For many, though, perhaps a fear of needles or any number of other factors can be deterrents from donating blood. But Wiste challenges those who might be nervous to think about the positive impacts.
“I know that it’s scary for a lot of people, but if you think about what you’re giving back to the community — which is literally life-saving — I think it’s worth a moment of discomfort you experience when they insert a needle,” Wiste said.
During a typical blood donation, donors give both red and white blood cells, along with plasma and platelets. On Friday, Moore opted for a power red donation, meaning she donated two units of red blood cells with the help of a machine, which then returned her plasma and platelets. Red blood cells are the most frequently used blood component and are needed by almost every type of patient requiring a transfusion, according to the Red Cross. Those with type O, A-negative or B-negative may be able to do a power red donation.
Platelet donations are needed as well, as cancer and cancer treatments can put patients at risk for low platelet counts, which can affect a person’s ability to produce healthy blood cells and stop bleeding during surgical procedures. Platelet donation uses a machine to extract just the platelets while returning the rest of the blood to a donor. This procedure results in more platelets than a typical blood donation. Donors cannot give platelets at a blood drive but must make an appointment at an American Red Cross Donation Center.
For more information on donating blood, visit https://rcblood.org/35MKgpX. To find a local blood drive, visit redcrossblood.org/give.html/find-drive. Several blood drives are available throughout the lakes area in the coming month. Good Samaritan Society-Bethany in Brainerd and First Lutheran Church in Aitkin have drives scheduled Friday, Jan. 17. Online donation slots are filled for the Brainerd drive, but those interested can call the Red Cross at 1-800-733-2676 for assistance.

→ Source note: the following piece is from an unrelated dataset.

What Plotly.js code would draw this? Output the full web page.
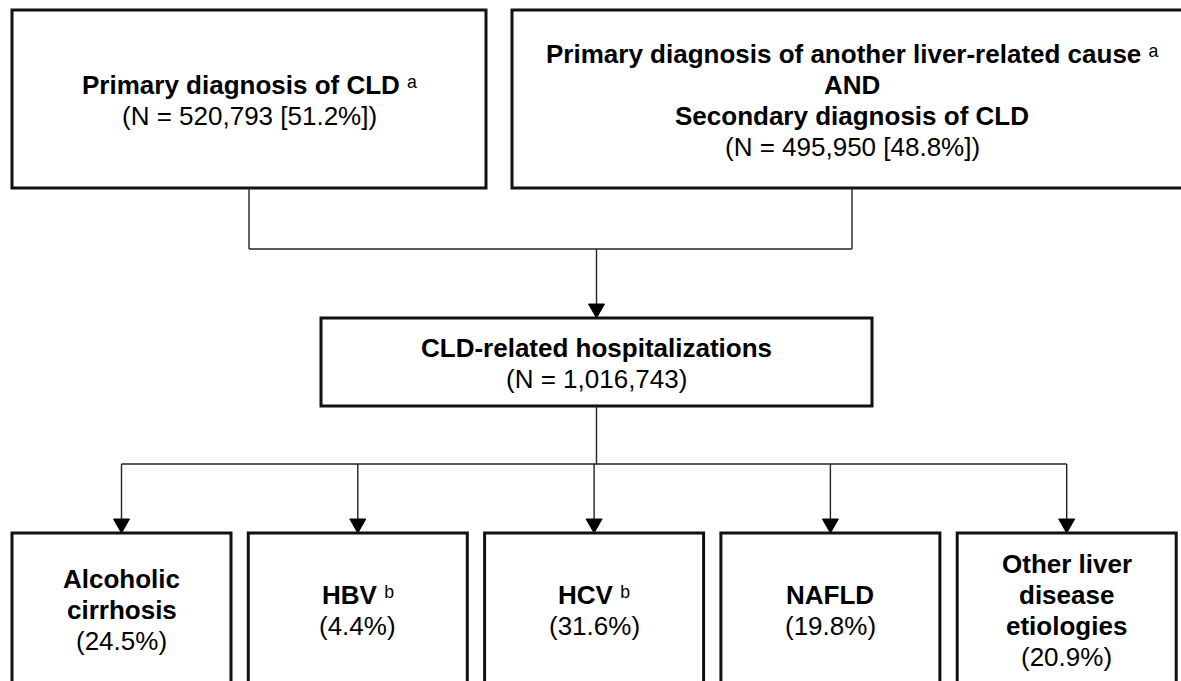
<!DOCTYPE html>
<html>
<head>
<meta charset="utf-8">
<script src="https://cdn.plot.ly/plotly-3.0.1.min.js"></script>
<style>
  html, body { margin: 0; padding: 0; background: #ffffff; }
  #chart { width: 1181px; height: 681px; }
</style>
</head>
<body>
<div id="chart"></div>
<script>
// ---------------- DATA ----------------
const sourceTitles = [
  ["Primary diagnosis of CLD"],
  ["Primary diagnosis of another liver-related cause", "AND", "Secondary diagnosis of CLD"]
];
const sourceNotes = ["ᵃ", "ᵃ"];
const sourceN = [520793, 495950];
const sourcePct = [51.2, 48.8];

const totalTitle = "CLD-related hospitalizations";
const totalN = 1016743;

const etiologyTitles = [
  ["Alcoholic", "cirrhosis"],
  ["HBV"],
  ["HCV"],
  ["NAFLD"],
  ["Other liver", "disease", "etiologies"]
];
const etiologyNotes = ["", "ᵇ", "ᵇ", "", ""];
const etiologyPct = [24.5, 4.4, 31.6, 19.8, 20.9];

// ---------------- LAYOUT GEOMETRY ----------------
const W = 1181, H = 681;
const FONT = "Liberation Sans, Arial, Helvetica, sans-serif";
const FS = 26;
const LINE_GAP = 31;
const BOX_LINE = {color: "#111111", width: 3};
const CONN_LINE = {color: "#222222", width: 1.4};

const topBoxes = [
  {x0: 12, x1: 486, y0: 10, y1: 188},
  {x0: 512, x1: 1192, y0: 10, y1: 188}
];
const midBox = {x0: 321, x1: 872, y0: 318, y1: 406};
const topJoinY = 249;
const branchY = 464;
const botTop = 533, botBottom = 720, botStart = 12, botW = 219, botStep = 236.3;
const botTextCenter = 610;
const arrowH = 14, arrowHalf = 8;

const fmt = n => n.toLocaleString("en-US");

const shapes = [];
const annotations = [];

function rect(b) {
  shapes.push({type: "rect", xref: "x", yref: "y", x0: b.x0, x1: b.x1, y0: b.y0, y1: b.y1,
    line: BOX_LINE, fillcolor: "rgba(0,0,0,0)", layer: "above"});
}
function seg(x0, y0, x1, y1) {
  shapes.push({type: "line", xref: "x", yref: "y", x0, y0, x1, y1, line: CONN_LINE, layer: "above"});
}
function arrowDown(x, yTip) {
  shapes.push({type: "path", xref: "x", yref: "y",
    path: `M ${x - arrowHalf},${yTip - arrowH} L ${x + arrowHalf},${yTip - arrowH} L ${x},${yTip} Z`,
    fillcolor: "#000000", line: {color: "#000000", width: 1}, layer: "above"});
}
// one annotation per text line, stacked around a centre
function block(x, yc, lines) {
  const n = lines.length;
  lines.forEach((t, i) => {
    annotations.push({xref: "x", yref: "y", x, y: yc + (i - (n - 1) / 2) * LINE_GAP, text: t,
      showarrow: false, xanchor: "center", yanchor: "middle", align: "center",
      font: {family: FONT, size: FS, color: "#000000"}});
  });
}
function boldLines(lines, note) {
  return lines.map((l, i) => {
    let s = "<b>" + l + "</b>";
    if (i === 0 && note) s += " " + note;
    return s;
  });
}

// top boxes
topBoxes.forEach((b, i) => {
  rect(b);
  const lines = boldLines(sourceTitles[i], sourceNotes[i]);
  lines.push("(N = " + fmt(sourceN[i]) + " [" + sourcePct[i].toFixed(1) + "%])");
  block((b.x0 + b.x1) / 2, (b.y0 + b.y1) / 2 + 1, lines);
});

// join connector
const cL = (topBoxes[0].x0 + topBoxes[0].x1) / 2;
const cR = (topBoxes[1].x0 + topBoxes[1].x1) / 2;
const cM = (midBox.x0 + midBox.x1) / 2;
seg(cL, topBoxes[0].y1, cL, topJoinY);
seg(cR, topBoxes[1].y1, cR, topJoinY);
seg(cL, topJoinY, cR, topJoinY);
seg(cM, topJoinY, cM, midBox.y0 - arrowH);
arrowDown(cM, midBox.y0);

// middle box
rect(midBox);
block(cM, (midBox.y0 + midBox.y1) / 2 + 1,
  ["<b>" + totalTitle + "</b>", "(N = " + fmt(totalN) + ")"]);

// branches
seg(cM, midBox.y1, cM, branchY);
const centers = etiologyPct.map((_, i) => botStart + i * botStep + botW / 2);
seg(centers[0], branchY, centers[centers.length - 1], branchY);
etiologyPct.forEach((p, i) => {
  const x0 = botStart + i * botStep, x1 = x0 + botW, cx = centers[i];
  seg(cx, branchY, cx, botTop - arrowH);
  arrowDown(cx, botTop);
  rect({x0, x1, y0: botTop, y1: botBottom});
  const lines = boldLines(etiologyTitles[i], etiologyNotes[i]);
  lines.push("(" + p.toFixed(1) + "%)");
  block(cx, botTextCenter, lines);
});

const layout = {
  width: W, height: H,
  margin: {l: 0, r: 0, t: 0, b: 0, pad: 0},
  paper_bgcolor: "#ffffff", plot_bgcolor: "#ffffff",
  showlegend: false,
  xaxis: {range: [0, W], visible: false, fixedrange: true},
  yaxis: {range: [H, 0], visible: false, fixedrange: true},
  shapes, annotations
};

Plotly.newPlot("chart", [{x: [], y: [], type: "scatter", mode: "markers", hoverinfo: "skip"}], layout,
  {displayModeBar: false, staticPlot: true});
</script>
</body>
</html>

As an added incentive, donors who give blood between Jan. 1-19 will be entered for a chance to win two tickets to this year’s Super Bowl in Miami. The prize package also includes entry to the official National Football League Tailgate, tickets to Super Bowl Experience at the Miami Beach Convention Center, round-trip airfare to Miami, three nights of hotel accommodations and a $500 gift card for expenses.
As the instigator of the family donation outing, Moore made sure her sisters knew if any of them happened to win, they had to take her.
The potential prize however, is definitely not what drove the sisters to Friday’s blood drive.
“You can save three people’s lives with your one donation,” Bourgeois said. “That’s pretty impressive.”